Caio Prado Júnior foi o introdutor da “interpretação marxista da história da sociedade brasileira”, na medida em que a interpretação positivista e naturalista – instituída pelos militares e por significativa parcela da academia – era o paradigma dominante na virada do século XIX para o século XX.
Deve-se notar que o pensamento marxista, num primeiro momento, não contou com o apoio de muitos intelectuais, uma vez que o marxismo representava um ameaça às bases tradicionais do Estado e da sociedade brasileira como um todo.

É relevante destacar que Caio Prado Jr., além de introduzir um método de interpretação crítico-revolucionário, propõe-se também a analisá-los na perspectiva da formação singular do Brasil, tendo em vista a totalidade do modo capitalista de produção.

O Brasil não passou pelo modo de produção feudal para o modo de produção capitalista. Pelo contrário, o processo de colonização, ocupação física e econômica livrou o país de um passado feudal seguido, por exemplo, os países europeus. Ou seja, o Brasil foi integrado ao capitalismo global, bem como outros países da América Latina, África e Ásia, na condição de um grande fornecedor de matérias-primas e mão-de-obra escrava.

“Numa economia como a brasileira – particularmente em sua primeira fase – é preciso distinguir dois setores bem diferentes da produção. O primeiro é dos grandes produtos de exportação [capitalismo comercial tipo exportador], como o açúcar e o tabaco, que vimos no capítulo anterior; o outro é das atividades assessórias [escravidão, colonização e ocupação dos territórios] cujo fim é manter em funcionamento aquela economia de exportação”.

Caio Prado Jr. interpreta a formação social brasileira a partir de três processos históricos integrados. Primeiramente, o autor busca um sentido da colonização para analisar o processo de colonização e seus desdobramentos.
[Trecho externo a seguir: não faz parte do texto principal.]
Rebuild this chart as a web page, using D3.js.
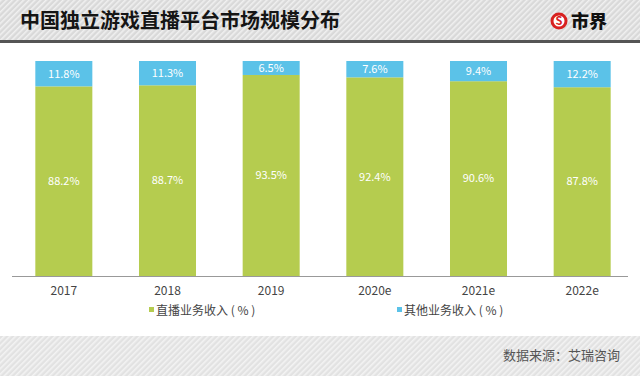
<!DOCTYPE html>
<html><head><meta charset="utf-8">
<script src="https://cdn.jsdelivr.net/npm/d3@7/dist/d3.min.js"></script>
<style>
html,body{margin:0;padding:0;background:#fff;}
svg{display:block;font-family:"Noto Sans CJK SC","Noto Sans",sans-serif;}
</style></head>
<body><svg id="c" width="640" height="376"></svg>
<script>
const title = "中国独立游戏直播平台市场规模分布";
const source = "数据来源：艾瑞咨询";
const categories = ["2017","2018","2019","2020e","2021e","2022e"];
const liveRevenue = [88.2, 88.7, 93.5, 92.4, 90.6, 87.8];
const otherRevenue = [11.8, 11.3, 6.5, 7.6, 9.4, 12.2];
const seriesNames = ["直播业务收入 ( % )", "其他业务收入 ( % )"];
const colors = ["#b5cc4f", "#5bc2e8"];

const svg = d3.select("#c");
const defs = svg.append("defs");
const pat = defs.append("pattern").attr("id","stripe").attr("patternUnits","userSpaceOnUse")
  .attr("width",4).attr("height",4).attr("patternTransform","rotate(45)");
pat.append("rect").attr("width",4).attr("height",4).attr("fill","#d9d9d9");
pat.append("rect").attr("width",1.6).attr("height",4).attr("fill","#f0f0f0");
const pat2 = defs.append("pattern").attr("id","stripe2").attr("patternUnits","userSpaceOnUse")
  .attr("width",4).attr("height",4).attr("patternTransform","rotate(45)");
pat2.append("rect").attr("width",4).attr("height",4).attr("fill","#e2e2e2");
pat2.append("rect").attr("width",1.6).attr("height",4).attr("fill","#f3f3f3");

// header
svg.append("rect").attr("x",0).attr("y",0).attr("width",640).attr("height",40).attr("fill","url(#stripe)");
svg.append("rect").attr("x",0).attr("y",40).attr("width",640).attr("height",3).attr("fill","#555");
svg.append("text").attr("x",20).attr("y",28).attr("font-size",20).attr("font-weight","bold")
  .attr("fill","#151515").text(title);
// logo
svg.append("circle").attr("cx",559).attr("cy",21).attr("r",8.5).attr("fill","#d8201f");
svg.append("circle").attr("cx",559).attr("cy",21).attr("r",5.5).attr("fill","#fff");
svg.append("text").attr("x",559).attr("y",25).attr("text-anchor","middle").attr("font-size",11)
  .attr("font-weight","bold").attr("fill","#d8201f").text("S");
svg.append("text").attr("x",571).attr("y",28).attr("font-size",18).attr("font-weight","900")
  .attr("fill","#111").text("市界");

// bottom band
svg.append("rect").attr("x",0).attr("y",336).attr("width",640).attr("height",40).attr("fill","url(#stripe2)");
svg.append("text").attr("x",620).attr("y",360).attr("text-anchor","end").attr("font-size",13)
  .attr("fill","#555").text(source);

// scales
const x = d3.scaleBand().domain(categories).range([12,634]).paddingInner(0.45).paddingOuter(0.225);
const y = d3.scaleLinear().domain([0,100]).range([276,61]);

const g = svg.append("g");
categories.forEach((c,i)=>{
  const a = liveRevenue[i], b = otherRevenue[i];
  g.append("rect").attr("x",x(c)).attr("width",x.bandwidth()).attr("y",y(a)).attr("height",y(0)-y(a)).attr("fill",colors[0]);
  g.append("rect").attr("x",x(c)).attr("width",x.bandwidth()).attr("y",y(a+b)).attr("height",y(a)-y(a+b)).attr("fill",colors[1]);
  g.append("text").attr("x",x(c)+x.bandwidth()/2).attr("y",(y(0)+y(a))/2).attr("dy","0.35em")
    .attr("text-anchor","middle").attr("font-size",11).attr("fill","#fff").text(a.toFixed(1)+"%");
  g.append("text").attr("x",x(c)+x.bandwidth()/2).attr("y",(y(a)+y(a+b))/2).attr("dy","0.35em")
    .attr("text-anchor","middle").attr("font-size",11).attr("fill","#fff").text(b.toFixed(1)+"%");
});

// axis
const ax = svg.append("g").attr("transform","translate(0,276)")
  .call(d3.axisBottom(x).tickSize(0).tickPadding(10));
ax.select(".domain").attr("stroke","#999").attr("d","M12,0.5H628");
ax.selectAll("text").attr("font-size",12).attr("fill","#444")
  .attr("font-family","\"Noto Sans CJK SC\",\"Noto Sans\",sans-serif");

// legend
const leg = [{x:149, n:seriesNames[0], c:colors[0]},{x:397, n:seriesNames[1], c:colors[1]}];
leg.forEach(l=>{
  svg.append("rect").attr("x",l.x).attr("y",307).attr("width",5).attr("height",5).attr("fill",l.c);
  svg.append("text").attr("x",l.x+7).attr("y",314.5).attr("font-size",12).attr("fill","#444").text(l.n);
});
</script></body></html>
Em outras palavras, o processo de acumulação originária ou primitiva em que a realidade brasileira tem estado inserida.
Para Caio Prado Jr., o modo de produção capitalista, tendo como princípio as suas leituras de Marx e Engels, se caracteriza pelos seguintes aspectos: determinações externas, bem como forças internas, interligadas por um subsistema econômico, cujos reflexos são as transformações profundas na estrutura sócia e política.

Assim, “O sentido da colonização desvenda as peculiaridades da Colônia, Império e República. Mostra como o capitalismo surge e desenvolve-se, sob a forma de um modo de produção mundial. A reprodução ampliada do capital é comandada pelos processos de concentração [horizontal] e centralização [vertical] do capital, em escala mundial. Os monopólios, trustes, cartéis e conglomerados, assim como as multinacionais e transnacionais, constituem espaços internacionais nos quais se realiza a acumulação de capital. E cada país, dependente, subordinado ou associado, se revela, mais uma vez, um subsistema altamente determinado pelos movimentos internacionais do grande capital”.

Em segundo lugar, a estrutura escravocrata na qual estava fundamentada a sociedade colonial, uma vez que condiciona a vida cultural, social, econômica e política. Este aspecto é determinante para uma interpretação crítica da sociedade brasileira: a permanência de um regime escravista compactuado a um modo de produção capitalista-exportador, agrário e patrimonial não condicionava a formação de uma sociedade de consumo e muito menos um processo de acumulação primitiva e endógena.

Em terceiro lugar, o desenvolvimento desigual e combinado, a partir de suas leituras de Lenin e Trotski, implica na relação contraditória entre o processo formação da sociedade brasileira está inserida, a fim de assinalar que “a sucessão de ‘ciclos’ econômicos, em combinação com os surtos de povoamento, expansões, das frentes pioneiras, organização do extrativismo, pecuária e agricultura, urbanização e industrialização, tudo isso resultará numa sucessão e combinação de formas as mais diversas e contraditórias de organização da vida e trabalho”.

Assim, o desenvolvimento desigual e combinado, além de contraditório, é marcado por substâncias transformações na estrutura social, cultural, econômica e política da sociedade de classes brasileira, cuja característica está na articulação entre o passado e o presente, ou seja, na preservação dos sentidos, das estruturas e traços de um passado ainda presente.

O estudo da obra de Caio Prado Jr. ainda faz-se necessário para o entendimento da sociedade brasileira do tempo presente.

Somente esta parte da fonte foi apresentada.